Saudi Arabia has entered into a deal with Axiom Space, a company that organizes and manages private flights of American spacecraft. Under the terms of the agreement, the SpaceX spacecraft is to deliver two Saudi astronauts to the International Space Station as early as next year.
The contract was signed in early 2022, making Saudi Arabia the latest Gulf country to strengthen ties with private US space companies. For each seat on the Space X Crew Dragon spacecraft, the country paid $55 million.
Under the terms of the deal, astronauts will be sent to the ISS at the beginning of 2023, where they will stay for a week. Saudi Arabian space explorers will join two Americans, former NASA astronaut Peggy Whitson and racing investor John Schoffner.
The mission, called Ax-2, will be the second spaceflight organized by Axiom. The company did the first in April, sending a crew of four aboard the SpaceX Crew Dragon capsule, including a Canadian investor and an Israeli businessman, to the space station.
The presence of private astronauts aboard the Ax-2 has yet to be approved by a panel chaired by NASA, which includes stakeholders and countries involved in the operation of the space station, such as Canada, Japan, Russia and the European Space Agency. However, a source close to the group said the mission is likely to be approved.
Private US companies are increasingly getting involved in sending astronauts to the ISS, while NASA is focusing its efforts on the Artemis lunar mission .

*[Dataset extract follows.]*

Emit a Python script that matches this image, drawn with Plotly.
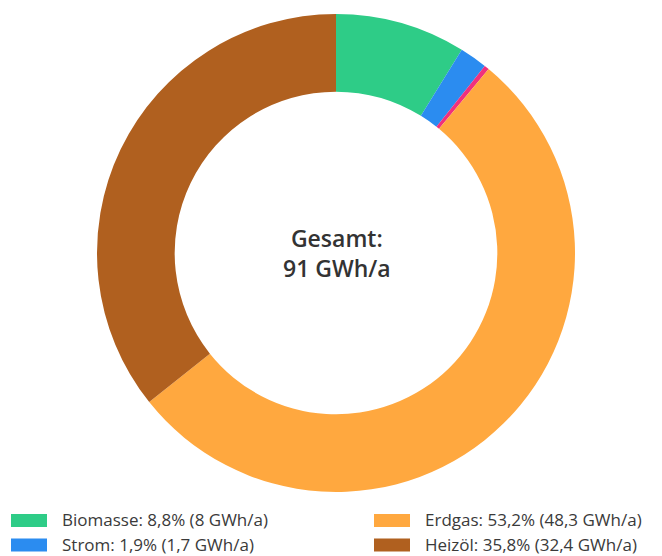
import plotly.graph_objects as go

# ─── DATA ─────────────────────────────────────────────────────
labels = ["Biomasse", "Strom", "Sonstige", "Erdgas", "Heizöl"]
values = [8.0, 1.7, 0.3, 48.3, 32.4]
shares = [8.8, 1.9, 0.3, 53.2, 35.8]
colors = ["#2ecc87", "#2b8cf0", "#f0307d", "#ffa83f", "#b0601f"]
total_label = "91 GWh/a"

# legend entries (two columns, row-wise)
legend_items = ["Biomasse", "Erdgas", "Strom", "Heizöl"]

TEXT = "#3a3a3a"
FONT = "Open Sans"
OFF = 8                      # page body margin
W, H = 662 - OFF, 556 - OFF


def px(x):
    return (x - OFF) / W


def py(y):
    return 1 - (y - OFF) / H


fig = go.Figure(go.Pie(
    labels=labels,
    values=values,
    marker=dict(colors=colors, line=dict(width=0)),
    hole=0.675,
    sort=False,
    direction="clockwise",
    rotation=0,
    textinfo="none",
    showlegend=False,
    domain=dict(x=[px(336 - 239), px(336 + 239)], y=[py(492), py(14)]),
    hovertemplate="<b>%{label}</b><br>%{value} GWh/a<extra></extra>",
))

annotations = [
    dict(
        x=px(337), y=py(253), xref="paper", yref="paper",
        text="Gesamt:<br>" + total_label,
        showarrow=False, align="center",
        font=dict(family=FONT, size=23, color="#333333", weight=600),
    )
]
shapes = []

# ─── LEGEND ───────────────────────────────────────────────────
col_x = [11, 374]
row_y = [520.5, 545]
for i, name in enumerate(legend_items):
    k = labels.index(name)
    cx = col_x[i % 2]
    cy = row_y[i // 2]
    shapes.append(dict(
        type="rect", xref="paper", yref="paper",
        x0=px(cx), x1=px(cx + 36),
        y0=py(cy + 6.5), y1=py(cy - 6.5),
        fillcolor=colors[k], line=dict(width=0),
    ))
    val = f"{values[k]:g}".replace(".", ",")
    pct = f"{shares[k]:.1f}".replace(".", ",")
    annotations.append(dict(
        x=px(cx + 49), y=py(cy - 1), xref="paper", yref="paper",
        xanchor="left", yanchor="middle",
        text=f"{name}: {pct}% ({val} GWh/a)",
        showarrow=False,
        font=dict(family=FONT, size=17, color=TEXT),
    ))

fig.update_layout(
    width=W, height=H,
    margin=dict(l=0, r=0, t=0, b=0),
    paper_bgcolor="white",
    plot_bgcolor="white",
    font=dict(family=FONT, color=TEXT),
    annotations=annotations,
    shapes=shapes,
)

fig.write_html("out.html")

For Axiom and other space companies, making deals with foreign governments is vital to maintaining the business of sending people into space. This is a luxury that very wealthy adventurers and countries for which it is important in terms of national prestige can afford – like Saudi Arabia. Another important deal Axiom concluded with Turkey – at the end of 2023, the first astronauts from this country will be launched into space, and the mission will probably be called Ax-3.
However, Axiom also has more global goals – such as deploying its own private space station by the middle of this decade. Its modules will initially be attached to the ISS, and then removed to a separate structure.
Recall that in anticipation of the decommissioning of the ISS in 2031, NASA signed contracts with four companies that will create private space stations. The list includes Axiom Space, Blue Origin and Northrop Grumman. Voyager received the largest contract worth $160 million.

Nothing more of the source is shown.